== Problem details ==
Output the material below unchanged, apart from leaving out the pictures.

== Stored data ==

<<<<

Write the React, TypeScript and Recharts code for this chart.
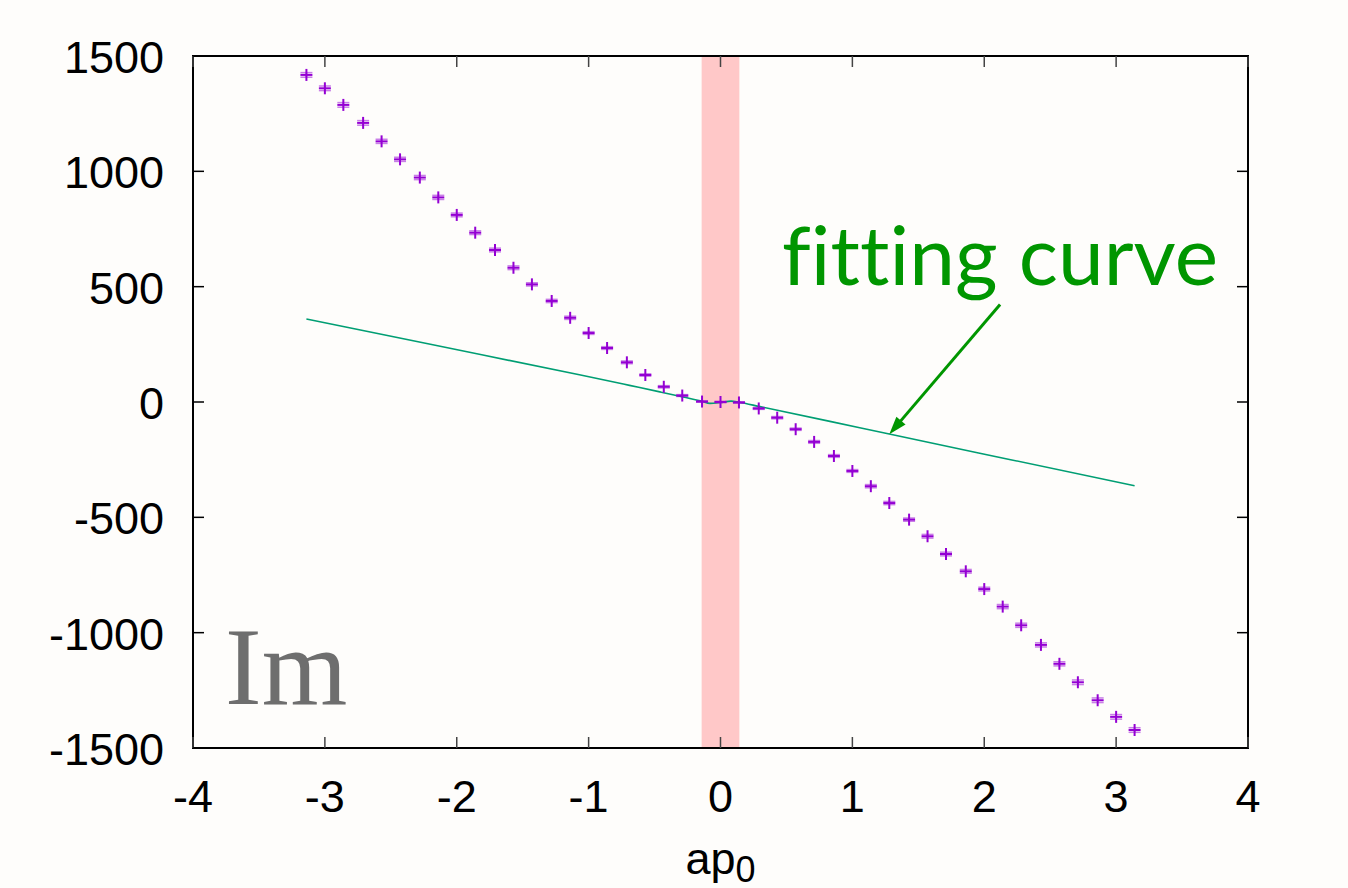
import React from 'react';
import { ComposedChart, Scatter, Line, XAxis, YAxis, ReferenceArea, ReferenceLine, ErrorBar } from 'recharts';

// lattice momentum values (45 points between -pi and pi)
const pointX = [
  -3.14, -3.0, -2.86, -2.71, -2.57, -2.43, -2.28, -2.14, -2.0, -1.86, -1.71, -1.57, -1.43, -1.28, -1.14,
  -1.0, -0.86, -0.71, -0.57, -0.43, -0.29, -0.14, 0, 0.14, 0.29, 0.43, 0.57, 0.71, 0.86, 1.0,
  1.14, 1.28, 1.43, 1.57, 1.71, 1.86, 2.0, 2.14, 2.28, 2.43, 2.57, 2.71, 2.86, 3.0, 3.14,
];
const pointY = [
  1418, 1360, 1288, 1210, 1130, 1052, 973, 887, 811, 734, 659, 582, 510, 438, 365,
  299, 234, 172, 117, 66, 28, 2, 0, -2, -28, -68, -118, -173, -234, -299,
  -365, -438, -510, -582, -659, -734, -811, -887, -968, -1053, -1135, -1215, -1293, -1365, -1422,
];
const pointErr = [
  10, 10, 10, 10, 9, 9, 9, 9, 8, 8, 8, 8, 7, 7, 7,
  6, 6, 6, 5, 5, 4, 3, 3, 3, 4, 5, 5, 6, 6, 6,
  7, 7, 7, 8, 8, 8, 8, 9, 9, 9, 9, 10, 10, 10, 10,
];

const fitX = [-3.14, -2.2, -1.07, -0.69, -0.46, -0.3, -0.14, -0.08, 0, 0.08, 0.14, 0.3, 0.83, 1.28, 2.2, 3.14];
const fitY = [360, 250, 118, 72, 44, 24, 3, -6, -2, 4, -1, -20, -84, -139, -250, -363];

const xTicks = [-4, -3, -2, -1, 0, 1, 2, 3, 4];
const yTicks = [-1500, -1000, -500, 0, 500, 1000, 1500];
const band = [-0.143, 0.143];
const arrowFrom = { x: 2.12, y: 423 };
const arrowTo = { x: 1.28, y: -140 };

const VIOLET = '#9400d3';
const TEAL = '#009e73';
const GREEN = '#009600';
const BG = '#fefdfb';
const FONT = '"Liberation Sans", Arial, sans-serif';

const points = pointX.map((x, i) => ({ x, y: pointY[i], err: pointErr[i] }));
const fitData = fitX.map((x, i) => ({ x, y: fitY[i] }));

const PlusMark = (props: any) => {
  const { cx, cy } = props;
  return (
    <g>
      <line x1={cx - 6} x2={cx + 6} y1={cy} y2={cy} stroke={VIOLET} strokeWidth={2} />
      <line x1={cx} x2={cx} y1={cy - 6} y2={cy + 6} stroke={VIOLET} strokeWidth={2} />
    </g>
  );
};

const BottomTick = (props: any) => {
  const { x, y, payload } = props;
  return (
    <g>
      <line x1={x} x2={x} y1={y} y2={y - 11} stroke="#444" strokeWidth={1.5} />
      <text x={x} y={y + 64} textAnchor="middle" fontFamily={FONT} fontSize={45} fill="#000">
        {payload.value}
      </text>
    </g>
  );
};

const TopTick = (props: any) => {
  const { x, y } = props;
  return <line x1={x} x2={x} y1={y} y2={y + 11} stroke="#444" strokeWidth={1.5} />;
};

const LeftTick = (props: any) => {
  const { x, y, payload } = props;
  return (
    <g>
      <line x1={x} x2={x + 11} y1={y} y2={y} stroke="#000" strokeWidth={1.5} />
      <text x={x - 29} y={y + 17} textAnchor="end" fontFamily={FONT} fontSize={45} fill="#000">
        {payload.value}
      </text>
    </g>
  );
};

const RightTick = (props: any) => {
  const { x, y } = props;
  return <line x1={x} x2={x - 11} y1={y} y2={y} stroke="#000" strokeWidth={1.5} />;
};

const XLabel = (props: any) => {
  const vb = props.viewBox;
  return (
    <text x={vb.x + vb.width / 2} y={vb.y + 126} textAnchor="middle" fontFamily={FONT} fontSize={45} fill="#000">
      ap<tspan fontSize={36} dy={8}>0</tspan>
    </text>
  );
};

const Arrow = (props: any) => {
  const { x1, y1, x2, y2 } = props;
  const len = Math.hypot(x2 - x1, y2 - y1);
  const ux = (x2 - x1) / len;
  const uy = (y2 - y1) / len;
  const head = 18;
  const half = 6;
  const bx = x2 - ux * head;
  const by = y2 - uy * head;
  return (
    <g>
      <line x1={x1} y1={y1} x2={bx + ux * 4} y2={by + uy * 4} stroke={GREEN} strokeWidth={3} />
      <polygon
        points={`${x2},${y2} ${bx - uy * half},${by + ux * half} ${bx + uy * half},${by - ux * half}`}
        fill={GREEN}
      />
      <text
        x={x1 - 218}
        y={y1 - 19}
        fontFamily="Lato, sans-serif"
        fontSize={82}
        fill={GREEN}
        textLength={436}
        lengthAdjust="spacing"
        style={{ fontVariantLigatures: 'none' }}
      >
        fitting curve
      </text>
    </g>
  );
};

export default function App() {
  return (
    <div style={{ position: 'absolute', left: 0, top: 0, width: 1348, height: 888, background: BG }}>
      <ComposedChart width={1348} height={888} margin={{ top: 55, right: 99, bottom: 80, left: 113 }}>
        <XAxis
          dataKey="x"
          type="number"
          domain={[-4, 4]}
          ticks={xTicks}
          allowDataOverflow
          height={60}
          tickSize={0}
          tickMargin={0}
          tickLine={false}
          axisLine={{ stroke: '#000', strokeWidth: 2 }}
          tick={BottomTick}
          label={{ content: XLabel }}
        />
        <XAxis
          xAxisId="top"
          orientation="top"
          dataKey="x"
          type="number"
          domain={[-4, 4]}
          ticks={xTicks}
          allowDataOverflow
          height={1}
          tickSize={0}
          tickMargin={0}
          tickLine={false}
          axisLine={{ stroke: '#000', strokeWidth: 2 }}
          tick={TopTick}
        />
        <YAxis
          type="number"
          domain={[-1500, 1500]}
          ticks={yTicks}
          allowDataOverflow
          width={80}
          tickSize={0}
          tickMargin={0}
          tickLine={false}
          axisLine={{ stroke: '#000', strokeWidth: 2 }}
          tick={LeftTick}
        />
        <YAxis
          yAxisId="right"
          orientation="right"
          type="number"
          domain={[-1500, 1500]}
          ticks={yTicks}
          allowDataOverflow
          width={1}
          tickSize={0}
          tickMargin={0}
          tickLine={false}
          axisLine={{ stroke: '#000', strokeWidth: 2 }}
          tick={RightTick}
        />
        <ReferenceArea x1={band[0]} x2={band[1]} y1={-1500} y2={1500} fill="#ffc8c8" fillOpacity={1} stroke="none" />
        <ReferenceArea x1={-4} x2={4} y1={-1500} y2={1500} fill="none" stroke="#000" strokeWidth={2} />
        <Line
          data={fitData}
          dataKey="y"
          xAxisId="top"
          yAxisId="right"
          type="monotone"
          stroke={TEAL}
          strokeWidth={1.6}
          dot={false}
          isAnimationActive={false}
        />
        <Scatter data={points} dataKey="y" shape={PlusMark} isAnimationActive={false}>
          <ErrorBar dataKey="err" direction="y" width={6} stroke={VIOLET} strokeOpacity={0.5} strokeWidth={1.5} />
        </Scatter>
        <ReferenceLine segment={[arrowFrom, arrowTo]} shape={Arrow} stroke={GREEN} />
      </ComposedChart>
      <svg width={1348} height={888} style={{ position: 'absolute', left: 0, top: 0, pointerEvents: 'none' }}>
        <text x={225} y={704} fontFamily='"Liberation Serif", serif' fontSize={110} fill="#6e6e6e">
          Im
        </text>
      </svg>
    </div>
  );
}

>>>>

== Answer to this exercise ==
Write the React, TypeScript and Recharts code for this chart.
import React from 'react';
import { ComposedChart, Scatter, Line, XAxis, YAxis, ReferenceArea, ReferenceLine, ErrorBar } from 'recharts';

// lattice momentum values (45 points between -pi and pi)
const pointX = [
  -3.14, -3.0, -2.86, -2.71, -2.57, -2.43, -2.28, -2.14, -2.0, -1.86, -1.71, -1.57, -1.43, -1.28, -1.14,
  -1.0, -0.86, -0.71, -0.57, -0.43, -0.29, -0.14, 0, 0.14, 0.29, 0.43, 0.57, 0.71, 0.86, 1.0,
  1.14, 1.28, 1.43, 1.57, 1.71, 1.86, 2.0, 2.14, 2.28, 2.43, 2.57, 2.71, 2.86, 3.0, 3.14,
];
const pointY = [
  1418, 1360, 1288, 1210, 1130, 1052, 973, 887, 811, 734, 659, 582, 510, 438, 365,
  299, 234, 172, 117, 66, 28, 2, 0, -2, -28, -68, -118, -173, -234, -299,
  -365, -438, -510, -582, -659, -734, -811, -887, -968, -1053, -1135, -1215, -1293, -1365, -1422,
];
const pointErr = [
  10, 10, 10, 10, 9, 9, 9, 9, 8, 8, 8, 8, 7, 7, 7,
  6, 6, 6, 5, 5, 4, 3, 3, 3, 4, 5, 5, 6, 6, 6,
  7, 7, 7, 8, 8, 8, 8, 9, 9, 9, 9, 10, 10, 10, 10,
];

const fitX = [-3.14, -2.2, -1.07, -0.69, -0.46, -0.3, -0.14, -0.08, 0, 0.08, 0.14, 0.3, 0.83, 1.28, 2.2, 3.14];
const fitY = [360, 250, 118, 72, 44, 24, 3, -6, -2, 4, -1, -20, -84, -139, -250, -363];

const xTicks = [-4, -3, -2, -1, 0, 1, 2, 3, 4];
const yTicks = [-1500, -1000, -500, 0, 500, 1000, 1500];
const band = [-0.143, 0.143];
const arrowFrom = { x: 2.12, y: 423 };
const arrowTo = { x: 1.28, y: -140 };

const VIOLET = '#9400d3';
const TEAL = '#009e73';
const GREEN = '#009600';
const BG = '#fefdfb';
const FONT = '"Liberation Sans", Arial, sans-serif';

const points = pointX.map((x, i) => ({ x, y: pointY[i], err: pointErr[i] }));
const fitData = fitX.map((x, i) => ({ x, y: fitY[i] }));

const PlusMark = (props: any) => {
  const { cx, cy } = props;
  return (
    <g>
      <line x1={cx - 6} x2={cx + 6} y1={cy} y2={cy} stroke={VIOLET} strokeWidth={2} />
      <line x1={cx} x2={cx} y1={cy - 6} y2={cy + 6} stroke={VIOLET} strokeWidth={2} />
    </g>
  );
};

const BottomTick = (props: any) => {
  const { x, y, payload } = props;
  return (
    <g>
      <line x1={x} x2={x} y1={y} y2={y - 11} stroke="#444" strokeWidth={1.5} />
      <text x={x} y={y + 64} textAnchor="middle" fontFamily={FONT} fontSize={45} fill="#000">
        {payload.value}
      </text>
    </g>
  );
};

const TopTick = (props: any) => {
  const { x, y } = props;
  return <line x1={x} x2={x} y1={y} y2={y + 11} stroke="#444" strokeWidth={1.5} />;
};

const LeftTick = (props: any) => {
  const { x, y, payload } = props;
  return (
    <g>
      <line x1={x} x2={x + 11} y1={y} y2={y} stroke="#000" strokeWidth={1.5} />
      <text x={x - 29} y={y + 17} textAnchor="end" fontFamily={FONT} fontSize={45} fill="#000">
        {payload.value}
      </text>
    </g>
  );
};

const RightTick = (props: any) => {
  const { x, y } = props;
  return <line x1={x} x2={x - 11} y1={y} y2={y} stroke="#000" strokeWidth={1.5} />;
};

const XLabel = (props: any) => {
  const vb = props.viewBox;
  return (
    <text x={vb.x + vb.width / 2} y={vb.y + 126} textAnchor="middle" fontFamily={FONT} fontSize={45} fill="#000">
      ap<tspan fontSize={36} dy={8}>0</tspan>
    </text>
  );
};

const Arrow = (props: any) => {
  const { x1, y1, x2, y2 } = props;
  const len = Math.hypot(x2 - x1, y2 - y1);
  const ux = (x2 - x1) / len;
  const uy = (y2 - y1) / len;
  const head = 18;
  const half = 6;
  const bx = x2 - ux * head;
  const by = y2 - uy * head;
  return (
    <g>
      <line x1={x1} y1={y1} x2={bx + ux * 4} y2={by + uy * 4} stroke={GREEN} strokeWidth={3} />
      <polygon
        points={`${x2},${y2} ${bx - uy * half},${by + ux * half} ${bx + uy * half},${by - ux * half}`}
        fill={GREEN}
      />
      <text
        x={x1 - 218}
        y={y1 - 19}
        fontFamily="Lato, sans-serif"
        fontSize={82}
        fill={GREEN}
        textLength={436}
        lengthAdjust="spacing"
        style={{ fontVariantLigatures: 'none' }}
      >
        fitting curve
      </text>
    </g>
  );
};

export default function App() {
  return (
    <div style={{ position: 'absolute', left: 0, top: 0, width: 1348, height: 888, background: BG }}>
      <ComposedChart width={1348} height={888} margin={{ top: 55, right: 99, bottom: 80, left: 113 }}>
        <XAxis
          dataKey="x"
          type="number"
          domain={[-4, 4]}
          ticks={xTicks}
          allowDataOverflow
          height={60}
          tickSize={0}
          tickMargin={0}
          tickLine={false}
          axisLine={{ stroke: '#000', strokeWidth: 2 }}
          tick={BottomTick}
          label={{ content: XLabel }}
        />
        <XAxis
          xAxisId="top"
          orientation="top"
          dataKey="x"
          type="number"
          domain={[-4, 4]}
          ticks={xTicks}
          allowDataOverflow
          height={1}
          tickSize={0}
          tickMargin={0}
          tickLine={false}
          axisLine={{ stroke: '#000', strokeWidth: 2 }}
          tick={TopTick}
        />
        <YAxis
          type="number"
          domain={[-1500, 1500]}
          ticks={yTicks}
          allowDataOverflow
          width={80}
          tickSize={0}
          tickMargin={0}
          tickLine={false}
          axisLine={{ stroke: '#000', strokeWidth: 2 }}
          tick={LeftTick}
        />
        <YAxis
          yAxisId="right"
          orientation="right"
          type="number"
          domain={[-1500, 1500]}
          ticks={yTicks}
          allowDataOverflow
          width={1}
          tickSize={0}
          tickMargin={0}
          tickLine={false}
          axisLine={{ stroke: '#000', strokeWidth: 2 }}
          tick={RightTick}
        />
        <ReferenceArea x1={band[0]} x2={band[1]} y1={-1500} y2={1500} fill="#ffc8c8" fillOpacity={1} stroke="none" />
        <ReferenceArea x1={-4} x2={4} y1={-1500} y2={1500} fill="none" stroke="#000" strokeWidth={2} />
        <Line
          data={fitData}
          dataKey="y"
          xAxisId="top"
          yAxisId="right"
          type="monotone"
          stroke={TEAL}
          strokeWidth={1.6}
          dot={false}
          isAnimationActive={false}
        />
        <Scatter data={points} dataKey="y" shape={PlusMark} isAnimationActive={false}>
          <ErrorBar dataKey="err" direction="y" width={6} stroke={VIOLET} strokeOpacity={0.5} strokeWidth={1.5} />
        </Scatter>
        <ReferenceLine segment={[arrowFrom, arrowTo]} shape={Arrow} stroke={GREEN} />
      </ComposedChart>
      <svg width={1348} height={888} style={{ position: 'absolute', left: 0, top: 0, pointerEvents: 'none' }}>
        <text x={225} y={704} fontFamily='"Liberation Serif", serif' fontSize={110} fill="#6e6e6e">
          Im
        </text>
      </svg>
    </div>
  );
}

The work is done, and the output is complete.